Это книга о любви и смерти. Сначала о смерти кузнечика — «крупного кузнечика цвета папиной гимнастерки. Вообще-то я отбил его в бою у осы стебельком кашки, как копьем, она хищно выедала из него, еще живого, замечательно золотоглазого, лежащего на боку, бело-зеленую тину брюшины».

Он, рассказчик (еще ребенок), уговаривает себя (или он, взрослый, задним числом уговаривает себя, ребенка?): «Мне не хочется думать, что он мертв. Я даже не знаю, что это такое… Мои близкие никогда не умрут».

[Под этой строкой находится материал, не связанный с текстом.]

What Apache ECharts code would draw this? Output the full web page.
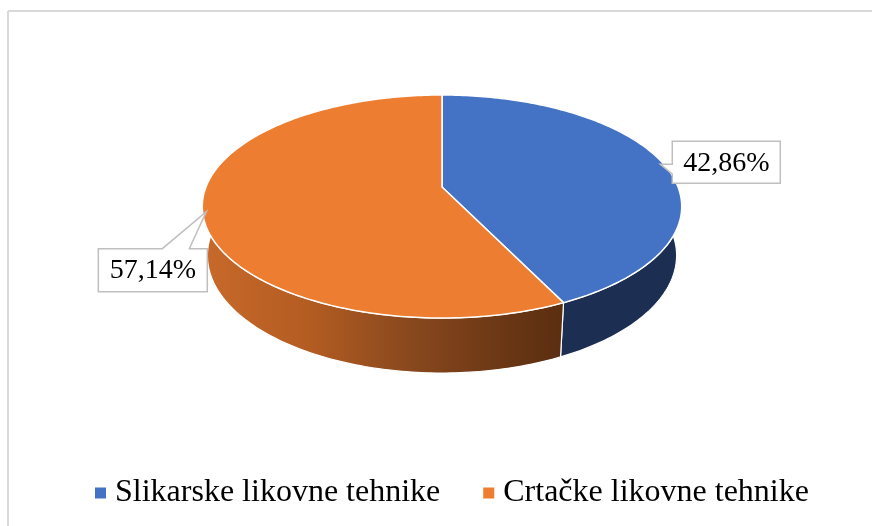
<!DOCTYPE html>
<html>
<head>
  <meta charset="utf-8">
  <title>Likovne tehnike</title>
  <script src="https://cdn.jsdelivr.net/npm/echarts@6/dist/echarts.min.js"></script>
  <style>
    html, body {margin: 0; padding: 0; background: #fff;}
    #chart {width: 872px; height: 526px;}
  </style>
</head>
<body>
<div id="chart"></div>
<script>
  const categories = ['Slikarske likovne tehnike', 'Crtačke likovne tehnike'];
  const values = [42.86, 57.14];
  const topColors = ['#4472C4', '#ED7D31'];

  // 3d pie projection (camera tilted, slight perspective)
  const CX = 442, CY = 187, K = 1199, S = 0.458, C = 0.889, D = 5.08, H = 0.235;

  function project(deg, r, depth) {
    const t = deg * Math.PI / 180;
    const a = r * Math.sin(t), b = -r * Math.cos(t);
    const z = D - b * C + depth * S;
    return [CX + K * a / z, CY + K * (b * S + depth * C) / z];
  }

  function arc(from, to, r, depth) {
    const pts = [];
    const n = Math.max(2, Math.ceil(Math.abs(to - from)));
    for (let i = 0; i <= n; i++) {
      pts.push(project(from + (to - from) * i / n, r, depth));
    }
    return pts;
  }

  const total = values.reduce((s, v) => s + v, 0);
  const starts = [];
  let acc = 0;
  values.forEach(v => {
    starts.push(acc / total * 360);
    acc += v;
  });

  const sideFill = [
    '#1c2e52',
    new echarts.graphic.LinearGradient(0, 0, 1, 0, [
      {offset: 0, color: '#c8692a'},
      {offset: 0.3, color: '#b35c22'},
      {offset: 0.55, color: '#8c4a1e'},
      {offset: 0.8, color: '#6e3916'},
      {offset: 1, color: '#5a2e10'}
    ])
  ];

  function fmt(v) {
    return (v / total * 100).toFixed(2).replace('.', ',') + '%';
  }

  function callout(tip, right) {
    let L, T, R, B, pts;
    if (right) {
      L = tip[0] + 12; T = tip[1] - 23; R = L + 108; B = T + 42;
      pts = [[L, T], [R, T], [R, B], [L, B], [L, tip[1] + 10], tip, [L, tip[1]]];
    } else {
      R = tip[0] + 1; L = R - 109; T = tip[1] + 37; B = T + 43;
      pts = [[L, T], [tip[0] - 44, T], tip, [tip[0] - 17, T], [R, T], [R, B], [L, B]];
    }
    return {L, T, R, B, pts};
  }

  function renderSlice(idx) {
    return function (params, api) {
      const a0 = starts[idx];
      const a1 = a0 + values[idx] / total * 360;
      const children = [];

      // visible front wall
      const s0 = Math.max(a0, 90), s1 = Math.min(a1, 270);
      if (s1 > s0) {
        const side = arc(s0, s1, 1, 0).concat(arc(s1, s0, 1, H));
        children.push({
          type: 'polygon',
          z2: 1,
          shape: {points: side},
          style: {fill: sideFill[idx], stroke: '#fff', lineWidth: 1.2}
        });
      }

      // top face
      const top = [project(0, 0, 0)].concat(arc(a0, a1, 1, 0));
      children.push({
        type: 'polygon',
        z2: 10,
        shape: {points: top},
        style: {fill: topColors[idx], stroke: '#fff', lineWidth: 1.5}
      });

      // data label
      const mid = (a0 + a1) / 2;
      const tip = project(mid, 0.985, 0);
      const box = callout(tip, Math.sin(mid * Math.PI / 180) > 0);
      children.push({
        type: 'polygon',
        z2: 20,
        shape: {points: box.pts},
        style: {fill: '#fff', stroke: '#bfbfbf', lineWidth: 1.5}
      });
      children.push({
        type: 'text',
        z2: 21,
        style: {
          text: fmt(values[idx]),
          x: (box.L + box.R) / 2,
          y: (box.T + box.B) / 2 + 1,
          align: 'center',
          verticalAlign: 'middle',
          fontFamily: 'Liberation Serif',
          fontSize: 28,
          fill: '#000'
        }
      });
      return {type: 'group', children};
    };
  }

  const option = {
    backgroundColor: '#fff',
    animation: false,
    graphic: [
      {type: 'line', shape: {x1: 8, y1: 11, x2: 872, y2: 11}, style: {stroke: '#d9d9d9', lineWidth: 2}},
      {type: 'line', shape: {x1: 8, y1: 11, x2: 8, y2: 526}, style: {stroke: '#d9d9d9', lineWidth: 2}}
    ],
    legend: {
      left: 95,
      top: 477,
      padding: 0,
      icon: 'rect',
      itemWidth: 11,
      itemHeight: 11,
      itemGap: 43,
      textStyle: {fontFamily: 'Liberation Serif', fontSize: 32, color: '#000', padding: [0, 0, 0, 4]},
      data: categories
    },
    series: categories.map((name, i) => ({
      type: 'custom',
      name: name,
      coordinateSystem: 'none',
      color: topColors[i],
      data: [[values[i]]],
      renderItem: renderSlice(i)
    }))
  };

  echarts.init(document.getElementById('chart')).setOption(option);
</script>
</body>
</html>
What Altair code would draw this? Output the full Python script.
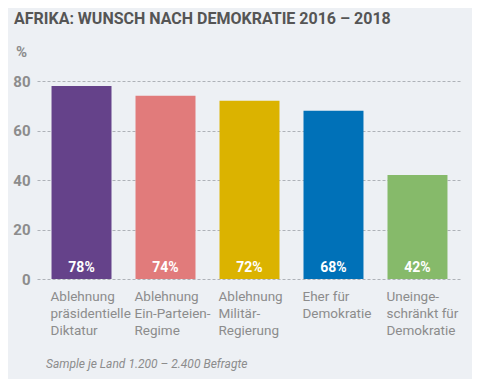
import altair as alt
import pandas as pd

categories = [
    "Ablehnung\npräsidentielle\nDiktatur",
    "Ablehnung\nEin-Parteien-\nRegime",
    "Ablehnung\nMilitär-\nRegierung",
    "Eher für\nDemokratie",
    "Uneinge-\nschränkt für\nDemokratie",
]
values = [78, 74, 72, 68, 42]
colors = ["#65428a", "#e17b7b", "#dbb300", "#0071b8", "#86ba6a"]
y_ticks = [0, 20, 40, 60, 80]

title_text = "AFRIKA: WUNSCH NACH DEMOKRATIE 2016 – 2018"
unit_text = "%"
footer_text = "Sample je Land 1.200 – 2.400 Befragte"

FONT = "Roboto"
BG = "#edf0f4"
GREY = "#8c8c8c"

df = pd.DataFrame({"cat": categories, "val": values})
df["label"] = df["val"].astype(str) + "%"
df["base"] = 0

x_enc = alt.X(
    "cat:N",
    sort=categories,
    scale=alt.Scale(paddingInner=0.286, paddingOuter=0.173),
    axis=alt.Axis(
        title=None,
        labelExpr="split(datum.label, '\\n')",
        labelAlign="left",
        labelBaseline="top",
        labelOffset=-31,
        labelPadding=10,
        labelLineHeight=17,
        labelFontSize=13.5,
        labelFont=FONT,
        labelColor=GREY,
        labelAngle=0,
        labelOverlap=False,
        ticks=False,
        domain=False,
        grid=False,
    ),
)

bars = alt.Chart(df).mark_bar().encode(
    x=x_enc,
    y=alt.Y(
        "val:Q",
        scale=alt.Scale(domain=[0, 80], nice=False),
        axis=alt.Axis(
            title=None,
            values=y_ticks,
            labelFont=FONT,
            labelFontSize=15,
            labelFontWeight="bold",
            labelColor=GREY,
            labelPadding=7,
            ticks=False,
            domain=False,
            grid=True,
            gridColor="#aeb2b8",
            gridDash=[3, 2],
            gridWidth=1,
        ),
    ),
    color=alt.Color("cat:N", sort=categories, scale=alt.Scale(domain=categories, range=colors), legend=None),
)

vals = alt.Chart(df).mark_text(
    font=FONT, fontSize=14, fontWeight="bold", color="white", baseline="alphabetic", dy=-7
).encode(
    x=alt.X("cat:N", sort=categories),
    y=alt.Y("base:Q"),
    text="label:N",
)

ann = pd.DataFrame({"t": [0]})
title = alt.Chart(ann).mark_text(
    text=title_text, font=FONT, fontSize=16, fontWeight="bold", color="#555555", align="left", baseline="alphabetic"
).encode(x=alt.value(-23), y=alt.value(-57))
unit = alt.Chart(ann).mark_text(
    text=unit_text, font=FONT, fontSize=15, fontWeight="bold", color=GREY, align="left", baseline="alphabetic"
).encode(x=alt.value(-21), y=alt.value(-24))
footer = alt.Chart(ann).mark_text(
    text=footer_text, font=FONT, fontSize=12, fontStyle="italic", color=GREY, align="left", baseline="alphabetic"
).encode(x=alt.value(9), y=alt.value(287))

chart = alt.layer(bars, vals, title, unit, footer).properties(
    width=425,
    height=198,
    background=BG,
    padding={"left": 29, "top": 73, "right": 10, "bottom": 100},
    autosize=alt.AutoSizeParams(type="none"),
).configure_view(stroke=None)

chart.save("out.html", embed_options={"renderer": "svg", "actions": False})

Это пролог. Содержание книги: у него (взрослого) умирает бабушка, давно парализованная, лишившаяся сознания. Бабушку хоронят. Налет сентиментальности, почти неизбежно провоцируемый сюжетом, сразу же уничтожается жесткой откровенностью почти невербализуемых (но житейски очевидных) деталей: «И когда мы откидывали одеяло, нас, меня и маму, уже не настигал тот плотный выброс запаха. Мы уже не попадали в аммиачное облако, которое не вызывало ничего при всей нашей нежности, питаемой к бабушке, при всем сострадании, ничего, кроме с трудом подавляемых упорных, животных позывов к рвоте». И дальше — с прустовской (не русской какой-то) аналитичностью: «Что касается запахов, то они сразу стали главенствующими во всем нашем предопределяемом именно ими быте. Они были теми граничными условиями, в чьем поле осуществлялось наше здравомыслие, проницательность, предусмотрительность и практичность». Отвратительное, физически невыносимое теснит любимое и близкое. С этим напором не справиться простым усилием воли («Вся этическая система самопринуждения к состраданию достаточно умозрительна»). Но человек может — пусть очень дорогой ценой — «перейти незримую границу любви» — границу между «брезгую» и «не брезгую».

Отвратительное: подсмотренная в детстве сцена «случки» («или любви?») соседки с квартирантом-армянином; рифмующийся с ней коитус инвалидов в больничном саду; «на кучах арбузов спят бесформенные голоногие торговки»; «пьяная тетка, охая, катит скрипучую детскую коляску с безобразным скарбом». И т. д.

Любимое: папин душистый мотоцикл «Урал»; мамино лицо с прекрасно прорезанными ноздрями… Хотя бы выжившая из ума Магда, бабушкина сестра, что-то ритмически бормочущая про «град на Брянщине, ливневые дожди».